▶ **Part of a data file**:
-*-
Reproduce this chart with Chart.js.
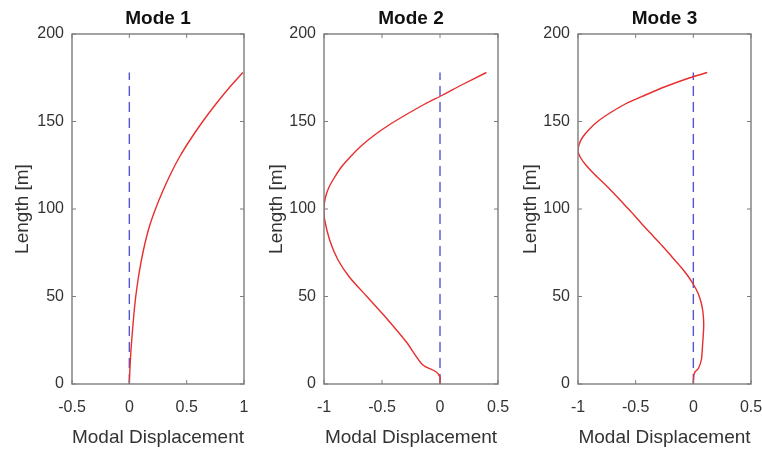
<!DOCTYPE html>
<html>
<head>
<meta charset="utf-8">
<script src="https://cdn.jsdelivr.net/npm/chart.js@4.4.0/dist/chart.umd.min.js"></script>
<style>
  html, body { margin: 0; padding: 0; background: #fff; }
  #wrap { position: relative; width: 762px; height: 451px; }
  #wrap canvas { position: absolute; left: 0; top: 0; }
</style>
</head>
<body>
<div id="wrap">
  <canvas id="modeOne" width="762" height="451"></canvas>
  <canvas id="modeTwo" width="762" height="451"></canvas>
  <canvas id="modeThree" width="762" height="451"></canvas>
</div>
<script>
// mode shapes: length along riser [m] vs modal displacement
const mode1Len  = [0, 10, 20, 30, 40, 50, 60, 70, 80, 90, 100, 110, 120, 130, 140, 150, 160, 170, 178];
const mode1Disp = [0, 0.006, 0.015, 0.027, 0.04, 0.056, 0.077, 0.103, 0.135, 0.175, 0.228, 0.29, 0.36, 0.44, 0.535, 0.64, 0.755, 0.88, 0.99];

const mode2Len  = [0, 4, 7, 11, 24, 39, 50, 61, 71, 82, 94, 100, 106, 112, 118, 124, 130, 136, 142, 148, 154, 160, 165, 171, 178];
const mode2Disp = [0, 0, -0.035, -0.15, -0.29, -0.48, -0.63, -0.78, -0.88, -0.95, -0.995, -1.0, -0.99, -0.96, -0.91, -0.85, -0.77, -0.68, -0.57, -0.44, -0.29, -0.13, 0.02, 0.19, 0.4];

const mode3Len  = [0, 5, 7, 9, 14, 22, 33, 40, 46, 52, 57, 62, 67, 73, 79, 85, 91, 97, 103, 109, 115, 120, 125, 129, 133, 137, 141, 145, 150, 155, 160, 165, 170, 175, 178];
const mode3Disp = [0, 0.005, 0.015, 0.045, 0.07, 0.08, 0.09, 0.085, 0.07, 0.04, 0, -0.05, -0.11, -0.19, -0.27, -0.355, -0.44, -0.52, -0.605, -0.69, -0.78, -0.86, -0.93, -0.975, -1.0, -0.99, -0.96, -0.91, -0.83, -0.72, -0.59, -0.42, -0.24, -0.03, 0.12];

// undeformed position (dashed)
const restLen  = [0, 178];
const restDisp = [0, 0];

const yTicks = [0, 50, 100, 150, 200];

const fontFam = "'Liberation Sans', Arial, Helvetica, sans-serif";

// matlab style box with inward ticks
const boxTicks = {
    id: 'boxTicks',
    afterDraw(chart) {
        const {ctx, chartArea: a} = chart;
        const x = chart.scales.x, y = chart.scales.y;
        ctx.save();
        ctx.strokeStyle = '#7d7d7d';
        ctx.lineWidth = 1.4;
        ctx.strokeRect(a.left, a.top, a.right - a.left, a.bottom - a.top);
        ctx.lineWidth = 1;
        ctx.beginPath();
        x.ticks.forEach(t => {
            const px = x.getPixelForValue(t.value);
            ctx.moveTo(px, a.bottom); ctx.lineTo(px, a.bottom - 4);
            ctx.moveTo(px, a.top); ctx.lineTo(px, a.top + 4);
        });
        y.ticks.forEach(t => {
            const py = y.getPixelForValue(t.value);
            ctx.moveTo(a.left, py); ctx.lineTo(a.left + 4, py);
            ctx.moveTo(a.right, py); ctx.lineTo(a.right - 4, py);
        });
        ctx.stroke();
        ctx.restore();
    }
};

function toPoints(len, disp) {
    return len.map((l, i) => ({x: disp[i], y: l}));
}

function modeChart(id, title, len, disp, xMin, xMax, padLeft, yWidth, padRight) {
    return new Chart(document.getElementById(id).getContext('2d'), {
        type: 'scatter',
        data: {
            datasets: [{
                data: toPoints(len, disp),
                showLine: true,
                borderColor: 'rgb(232, 45, 45)',
                borderWidth: 1.4,
                pointRadius: 0,
                tension: 0.25
            }, {
                data: toPoints(restLen, restDisp),
                showLine: true,
                borderColor: 'rgb(85, 85, 205)',
                borderWidth: 1.4,
                borderDash: [10, 6],
                pointRadius: 0
            }]
        },
        options: {
            responsive: false,
            animation: false,
            layout: { padding: { left: padLeft, right: padRight, top: 0, bottom: 0 } },
            plugins: {
                legend: { display: false },
                tooltip: { enabled: false }
            },
            scales: {
                xTop: {
                    axis: 'x',
                    type: 'linear',
                    position: 'top',
                    min: xMin, max: xMax,
                    grid: { display: false, drawTicks: false },
                    border: { display: false },
                    ticks: { display: false },
                    title: {
                        display: true,
                        text: title,
                        color: '#111',
                        font: { family: fontFam, size: 19, weight: 'bold' },
                        padding: { top: 7, bottom: 5 }
                    },
                    afterFit: s => { s.height = 34; s.paddingLeft = 0; s.paddingRight = 0; }
                },
                x: {
                    type: 'linear',
                    position: 'bottom',
                    min: xMin, max: xMax,
                    grid: { display: false, drawTicks: false },
                    border: { display: false },
                    ticks: {
                        stepSize: 0.5,
                        padding: 14,
                        maxRotation: 0,
                        autoSkip: false,
                        color: '#333',
                        font: { family: fontFam, size: 16 },
                        callback: v => String(v)
                    },
                    title: {
                        display: true,
                        text: 'Modal Displacement',
                        color: '#333',
                        font: { family: fontFam, size: 19 },
                        padding: { top: 0, bottom: 2 }
                    },
                    afterFit: s => { s.height = 67; s.paddingLeft = 0; s.paddingRight = 0; }
                },
                y: {
                    type: 'linear',
                    min: yTicks[0], max: yTicks[yTicks.length - 1],
                    grid: { display: false, drawTicks: false },
                    border: { display: false },
                    afterBuildTicks: s => { s.ticks = yTicks.map(v => ({value: v})); },
                    ticks: {
                        padding: 8,
                        color: '#333',
                        font: { family: fontFam, size: 16 }
                    },
                    title: {
                        display: true,
                        text: 'Length [m]',
                        color: '#333',
                        font: { family: fontFam, size: 19 },
                        padding: { top: 11, bottom: 0 }
                    },
                    afterFit: s => { s.width = yWidth; s.paddingTop = 0; s.paddingBottom = 0; }
                }
            }
        },
        plugins: [boxTicks]
    });
}

modeChart('modeOne', 'Mode 1', mode1Len, mode1Disp, -0.5, 1, 0, 72, 518);
modeChart('modeTwo', 'Mode 2', mode2Len, mode2Disp, -1, 0.5, 254, 70, 264);
modeChart('modeThree', 'Mode 3', mode3Len, mode3Disp, -1, 0.5, 508, 70, 11);
</script>
</body>
</html>
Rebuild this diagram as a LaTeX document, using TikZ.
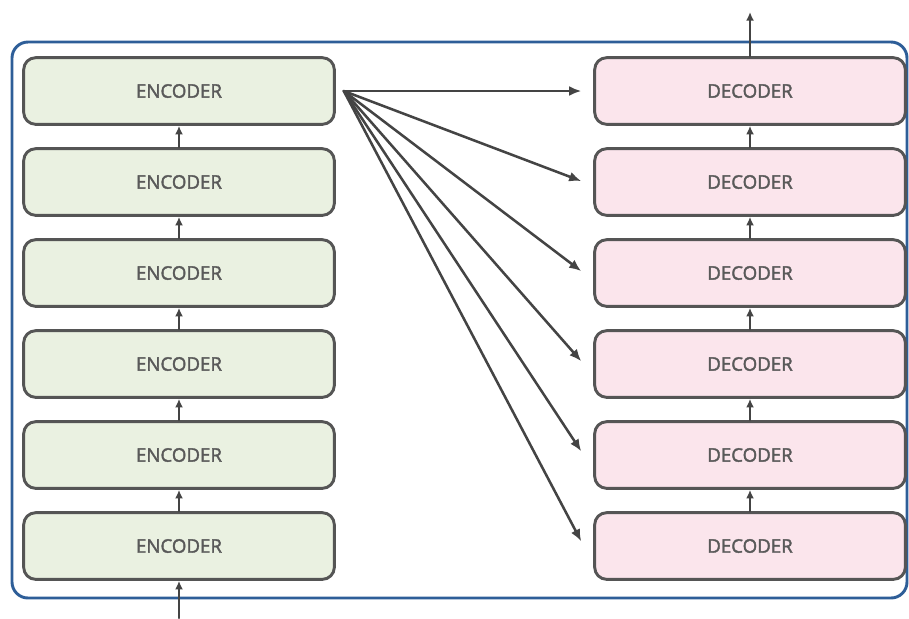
\documentclass[tikz,border=0pt]{standalone}
\usepackage{fontspec}
\newfontfamily\boxfont[FakeBold=2]{Open Sans}
\usetikzlibrary{arrows.meta}
\definecolor{encfill}{HTML}{EAF1E1}
\definecolor{decfill}{HTML}{FBE5EC}
\definecolor{boxline}{HTML}{555555}
\definecolor{txtgray}{HTML}{595959}
\definecolor{arrgray}{HTML}{444444}
\definecolor{outerblue}{HTML}{2E5E98}
\begin{document}
\begin{tikzpicture}[x=0.75pt, y=-0.75pt, line join=round, line cap=round,
  >={Latex[length=9pt,width=7.5pt]},
  block/.style={draw=boxline, line width=2.2pt, rounded corners=9pt,
    minimum width=233pt, minimum height=50pt, inner sep=0pt,
    font=\boxfont\fontsize{14}{16}\selectfont, text=txtgray},
  enc/.style={block, fill=encfill},
  dec/.style={block, fill=decfill},
  flow/.style={->, draw=arrgray, line width=1.9pt},
  short/.style={flow, >={Latex[length=6.5pt,width=6pt]}}]
\useasboundingbox (0,0) rectangle (909,618);
% Khung ngoài
\draw[outerblue, line width=2.2pt, rounded corners=12pt] (12,42) rectangle (907,598);
% Các khối encoder và decoder
\foreach \i in {1,...,6} {
  \node[enc] (enc\i) at (179, {91+91*(\i-1)}) {ENCODER};
  \node[dec] (dec\i) at (750, {91+91*(\i-1)}) {DECODER};
}
% Mũi tên giữa các khối
\foreach \i [evaluate=\i as \j using int(\i+1)] in {1,...,5} {
  \draw[short] (enc\j.north) -- (enc\i.south);
  \draw[short] (dec\j.north) -- (dec\i.south);
}
% Đầu vào và đầu ra
\coordinate (in) at (179,618);
\coordinate (out) at (750,12);
\draw[short] (in) -- (enc6.south);
\draw[short] (dec1.north) -- (out);
% Encoder cuối nối tới mọi decoder
\coordinate (src) at ([xshift=6pt]enc1.east);
\foreach \i in {1,...,6}
  \draw[flow] (src) -- ([xshift=-9pt, yshift={(\i-1)*0.7pt}]dec\i.west);
\end{tikzpicture}
\end{document}
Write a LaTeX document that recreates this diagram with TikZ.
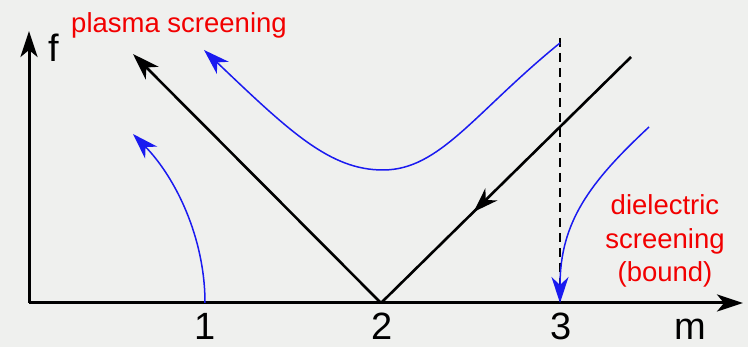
-*-
▶ **EXERCISE**: How many lines in the records above contain the word "this"? Reply with the number and nothing more.

▶ **EXERCISE ANSWER**: 3